When I arrived in the labor and delivery room at 12:29 a.m. on January 22, they quickly got me on the bed and I had a terrible contraction. I moaned and moaned and moaned and screamed and I felt like I was losing control. At that time, my water broke. My water broke like in the movies. It shot out about 2 feet. Jerica’s jaw dropped and she said very calmly, “Oh, I didn’t realize your water hadn’t broke yet.” I kinda forgot my water hadn’t broke yet either. Jerica immediately said, “Okay, I’m going to check you now.” She got about an eighth of her finger inside me, looked me dead in the eye, and said, “You need to keep you legs closed because this baby is coming and there is no one here to deliver her.” First of all, I told everyone that she was coming, second, how long was I going to have to wait? They called my doctor and she was about 20 minutes away, NOPE. They called in the hospital doctor and she was going to have to deliver. People started to file in the room. Every person that walked in the room I asked if they were the person I needed so I could start pushing. Every person was a no. Finally an entire 5 minutes passed and the hospital doctor walked in. As soon as they put the stirrups up and I pulled my legs back, I was already pushing. I pushed one big push and I could feel her head coming out. I stopped and said I couldn’t do it. Everyone encouraged me otherwise. I even knew that I could do it. I don’t know why I said it, it just came out. I took a deep breath and pushed as hard as I could and there she was. I felt all of her come out. It was the most relieving thing ever. I knew as soon as I delivered her that all of my contractions were going to be gone and all the pain would be gone.
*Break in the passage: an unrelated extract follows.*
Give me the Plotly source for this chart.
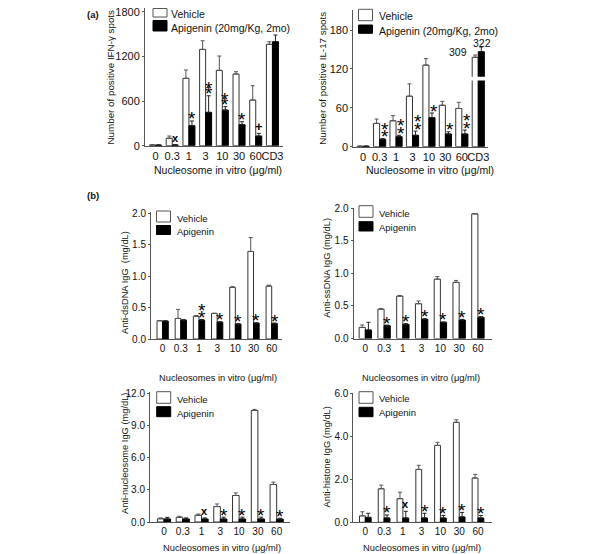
import plotly.graph_objects as go

# ---------------- data ----------------
CATS_A = ["0", "0.3", "1", "3", "10", "30", "60", "CD3"]
CATS_B = ["0", "0.3", "1", "3", "10", "30", "60"]

IFN_VEH = [10, 100, 905, 1294, 1012, 963, 614, 1362]
IFN_VEH_ERR = [5, 30, 112, 116, 193, 31, 192, 35]
IFN_API = [8, 10, 269, 448, 479, 282, 130, 1397]
IFN_API_ERR = [3, 3, 63, 223, 45, 40, 36, 90]
IFN_SIG = ["", "x", "*", "**", "**", "*", "+", ""]

# CD3 column drawn on a broken axis (true values 309 / 322)
IL17_VEH = [0.8, 36, 40, 78, 126, 64, 59, 138]
IL17_VEH_ERR = [0, 6.7, 8, 19, 10, 6, 9.5, 3.5]
IL17_API = [0.8, 11.4, 15.4, 17.6, 45, 19.6, 19.6, 146.6]
IL17_API_ERR = [0, 1, 2.2, 6.4, 7, 3.4, 6.1, 7.4]
IL17_SIG = ["", "**", "**", "**", "*", "*", "**", ""]
IL17_CD3_LABELS = ["309", "322"]

DS_VEH = [0.289, 0.326, 0.363, 0.405, 0.82, 1.39, 0.84]
DS_VEH_ERR = [0.005, 0.144, 0.01, 0.005, 0.01, 0.22, 0.015]
DS_API = [0.284, 0.30, 0.30, 0.268, 0.237, 0.252, 0.247]
DS_API_ERR = [0.005, 0.005, 0.01, 0.005, 0.005, 0.005, 0.005]
DS_SIG = ["", "", "**", "*", "*", "*", "*"]

SS_VEH = [0.17, 0.45, 0.65, 0.533, 0.91, 0.86, 1.91]
SS_VEH_ERR = [0.037, 0.01, 0.01, 0.042, 0.04, 0.03, 0.005]
SS_API = [0.13, 0.196, 0.217, 0.294, 0.248, 0.283, 0.325]
SS_API_ERR = [0.118, 0.01, 0.01, 0.01, 0.005, 0.01, 0.01]
SS_SIG = ["", "*", "*", "*", "*", "*", "*"]

NUC_VEH = [0.3, 0.44, 0.63, 1.44, 2.47, 10.4, 3.5]
NUC_VEH_ERR = [0.08, 0.09, 0.11, 0.24, 0.24, 0.1, 0.22]
NUC_API = [0.28, 0.28, 0.28, 0.28, 0.28, 0.28, 0.27]
NUC_API_ERR = [0.15, 0.1, 0.1, 0.17, 0.17, 0.17, 0.08]
NUC_SIG = ["", "", "x", "*", "*", "*", "*"]

HIS_VEH = [0.3, 1.56, 1.1, 2.46, 3.58, 4.65, 2.06]
HIS_VEH_ERR = [0.19, 0.17, 0.3, 0.19, 0.14, 0.12, 0.17]
HIS_API = [0.23, 0.2, 0.2, 0.2, 0.2, 0.25, 0.2]
HIS_API_ERR = [0.19, 0.14, 0.31, 0.22, 0.12, 0.21, 0.12]
HIS_SIG = ["", "*", "x", "*", "*", "*", "*"]

# ---------------- layout helpers ----------------
W, H = 600, 554
OFF = 8  # page body margin in the browser
FONT = "Liberation Sans, Arial, sans-serif"
AXC = "#555"
fig = go.Figure()
annotations = []
shapes = []


def px(x):
    return (x - OFF) / W


def py(y):
    return min(1.0, 1 - (y - OFF) / H)


def add_panel(k, cats, veh, veh_err, api, api_err, sigs, xdom, xrange,
              y0px, ytoppx, ytop, tickvals, tickfmt, bw, tfont, star_gap,
              xshift=0):
    xa = "x" if k == 1 else f"x{k}"
    ya = "y" if k == 1 else f"y{k}"
    n = len(cats)
    idx = list(range(n))
    fig.add_trace(go.Bar(
        x=idx, y=veh, width=bw, offset=-bw, xaxis=xa, yaxis=ya,
        marker=dict(color="white", line=dict(color="#333", width=1)),
        error_y=dict(type="data", symmetric=False, array=veh_err,
                     arrayminus=[0] * n, color="#555", thickness=1, width=2),
        showlegend=False, hoverinfo="skip"))
    fig.add_trace(go.Bar(
        x=idx, y=api, width=bw, offset=0, xaxis=xa, yaxis=ya,
        marker=dict(color="black", line=dict(color="black", width=1)),
        error_y=dict(type="data", symmetric=False, array=api_err,
                     arrayminus=[0] * n, color="#222", thickness=1, width=2),
        showlegend=False, hoverinfo="skip"))
    xkey = "xaxis" if k == 1 else f"xaxis{k}"
    ykey = "yaxis" if k == 1 else f"yaxis{k}"
    fig.update_layout(**{
        xkey: dict(domain=[px(xdom[0]), px(xdom[1])], range=xrange,
                   anchor=ya, tickvals=idx, ticktext=cats, ticks="",
                   tickangle=0, automargin=False, ticklabeloverflow="allow",
                   showline=True, linecolor=AXC, linewidth=1,
                   showgrid=False, zeroline=False,
                   tickfont=dict(size=tfont, color="#111", family=FONT)),
        ykey: dict(domain=[py(y0px), py(ytoppx)], range=[0, ytop],
                   anchor=xa, tickvals=tickvals, tickformat=tickfmt,
                   ticks="outside", ticklen=2, tickcolor=AXC,
                   automargin=False, ticklabeloverflow="allow",
                   showline=True, linecolor=AXC, linewidth=1,
                   showgrid=False, zeroline=False,
                   tickfont=dict(size=tfont, color="#111", family=FONT)),
    })
    # significance marks
    for i, s in enumerate(sigs):
        if not s:
            continue
        top = api[i] + api_err[i]
        xc = i + bw / 2
        if s in ("*", "**"):
            marks = [("*", 2)]
            if s == "**":
                marks.append(("*", 2 + star_gap))
            for txt, ys in marks:
                annotations.append(dict(
                    x=xc, y=top, xref=xa, yref=ya, text=txt, showarrow=False,
                    yanchor="middle", xanchor="center", yshift=ys,
                    xshift=xshift,
                    font=dict(size=19, color="black", family=FONT)))
        else:
            size = 11 if s == "x" else 13
            annotations.append(dict(
                x=xc, y=top, xref=xa, yref=ya, text=f"<b>{s}</b>",
                showarrow=False, yanchor="middle", xanchor="center",
                yshift=7, xshift=xshift,
                font=dict(size=size, color="black", family=FONT)))


def legend(x0, wy, by, tx, ty_v, ty_a, label2, fsize):
    shapes.append(dict(type="rect", xref="paper", yref="paper",
                       x0=px(x0), x1=px(x0 + 14), y0=py(wy[1]), y1=py(wy[0]),
                       line=dict(color="#555", width=1), fillcolor="white"))
    shapes.append(dict(type="rect", xref="paper", yref="paper",
                       x0=px(x0), x1=px(x0 + 14), y0=py(by[1]), y1=py(by[0]),
                       line=dict(color="black", width=1), fillcolor="black"))
    for t, ty in (("Vehicle", ty_v), (label2, ty_a)):
        annotations.append(dict(x=px(tx), y=py(ty), xref="paper", yref="paper",
                                text=t, showarrow=False, xanchor="left",
                                yanchor="middle",
                                font=dict(size=fsize, color="#111", family=FONT)))


def label(x, y, text, size, angle=0, bold=False):
    annotations.append(dict(x=px(x), y=py(y), xref="paper", yref="paper",
                            text=f"<b>{text}</b>" if bold else text,
                            showarrow=False, xanchor="center", yanchor="middle",
                            textangle=angle,
                            font=dict(size=size, color="#111", family=FONT)))


# ---------------- panels ----------------
add_panel(1, CATS_A, IFN_VEH, IFN_VEH_ERR, IFN_API, IFN_API_ERR, IFN_SIG,
          (145, 283.3), [-0.63, 7.65], 145.7, 8, 1850,
          [0, 600, 1200, 1800], "d", 0.36, 11, 5)
add_panel(2, CATS_A, IL17_VEH, IL17_VEH_ERR, IL17_API, IL17_API_ERR, IL17_SIG,
          (353.3, 488.3), [-0.6, 7.61], 146.7, 10, 211,
          [0, 60, 120, 180], "d", 0.37, 11, 7.5, xshift=2)
add_panel(3, CATS_B, DS_VEH, DS_VEH_ERR, DS_API, DS_API_ERR, DS_SIG,
          (151, 281.7), [-0.64, 6.55], 339, 212, 2.016,
          [0, 0.5, 1.0, 1.5, 2.0], ".1f", 0.31, 10, 6.7)
add_panel(4, CATS_B, SS_VEH, SS_VEH_ERR, SS_API, SS_API_ERR, SS_SIG,
          (353.5, 492), [-0.63, 6.75], 338.5, 207.5, 2.008,
          [0, 0.5, 1.0, 1.5, 2.0], ".1f", 0.33, 10, 6.7)
add_panel(5, CATS_B, NUC_VEH, NUC_VEH_ERR, NUC_API, NUC_API_ERR, NUC_SIG,
          (150, 290), [-0.745, 6.71], 522, 391.7, 12.15,
          [0, 3, 6, 9, 12], ".1f", 0.35, 10, 6.7)
add_panel(6, CATS_B, HIS_VEH, HIS_VEH_ERR, HIS_API, HIS_API_ERR, HIS_SIG,
          (353.3, 491.7), [-0.64, 6.73], 522.3, 392.7, 6.03,
          [0, 2, 4, 6], ".1f", 0.31, 10, 6.7)

# broken axis on the IL-17 CD3 column
shapes.append(dict(type="rect", xref="x2", yref="y2", x0=7 - 0.45, x1=7 + 0.45,
                   y0=102, y1=108, fillcolor="white", line=dict(width=0),
                   layer="above"))
annotations.append(dict(x=7 - 0.54, y=146.6, xref="x2", yref="y2",
                        text=IL17_CD3_LABELS[0], showarrow=False,
                        xanchor="right", yanchor="middle",
                        font=dict(size=10.5, color="#111", family=FONT)))
annotations.append(dict(x=7 + 0.21, y=160.5, xref="x2", yref="y2",
                        text=IL17_CD3_LABELS[1], showarrow=False,
                        xanchor="center", yanchor="middle",
                        font=dict(size=10.5, color="#111", family=FONT)))

# legends
legend(153, (8.5, 17), (20.5, 31), 169, 13.5, 28.3, "Apigenin (20mg/Kg, 2mo)", 10.5)
legend(358.5, (9.3, 20.7), (25, 33.3), 376.5, 16, 30.7, "Apigenin (20mg/Kg, 2mo)", 10.5)
legend(156.5, (211, 222), (225.5, 234.5), 174.5, 219, 231.7, "Apigenin", 9.5)
legend(359, (205.7, 217.3), (221.7, 231), 376.5, 214, 227.7, "Apigenin", 9.5)
legend(156.7, (391.7, 403.3), (406.7, 416.7), 174.5, 399.3, 413.3, "Apigenin", 9.5)
legend(359, (391.7, 403.3), (407.3, 416.7), 376.5, 398.7, 412.3, "Apigenin", 9.5)

# axis titles and panel letters
label(93.5, 14, "(a)", 9.5, bold=True)
label(93.5, 195, "(b)", 9.5, bold=True)
label(110, 77.5, "Number of positive IFN-γ spots", 9.8, angle=-90)
label(321.7, 78, "Number of positive IL-17 spots", 9.8, angle=-90)
label(218, 170, "Nucleosome in vitro (μg/ml)", 10.5)
label(430, 170, "Nucleosome in vitro (μg/ml)", 10.5)
label(125, 283, "Anti-dsDNA IgG  (mg/dL)", 9.3, angle=-90)
label(326.7, 268, "Anti-ssDNA IgG (mg/dL)", 9.3, angle=-90)
label(218, 378.3, "Nucleosomes in vitro (μg/ml)", 9.3)
label(420.8, 378.3, "Nucleosomes in vitro (μg/ml)", 9.3)
label(125, 454, "Anti-nucleosome IgG (mg/dL)", 9.3, angle=-90)
label(326.7, 456.7, "Anti-histone IgG (mg/dL)", 9.3, angle=-90)
label(221.7, 547.5, "Nucleosomes in vitro (μg/ml)", 9.3)
label(421.7, 547.5, "Nucleosomes in vitro (μg/ml)", 9.3)

fig.update_layout(
    width=W, height=H, margin=dict(l=0, r=0, t=0, b=0),
    paper_bgcolor="white", plot_bgcolor="white",
    barmode="overlay", showlegend=False,
    font=dict(family=FONT, color="#111"),
    annotations=annotations, shapes=shapes,
)

fig.write_html("out.html")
They put her directly on my chest and I was so happy. I was so happy that she was here. I was so happy that I wasn’t pregnant anymore. I looked up at Scott and he was crying. It was the sweetest thing ever. He cried when Raelynn was born too. I was just so happy it was over and Briar was finally here.
Pictures of our sweet girl, Briar Nicole Tower. Born 1.22.2017 at 12:25 a.m. 6 pounds 3 ounces. 19 inches.
Raelynn is over the moon to be a big sister. She is so good with her and we are so blessed to have two sweet girls in our lives. I cannot wait to see the joy they both bring to Scott and I.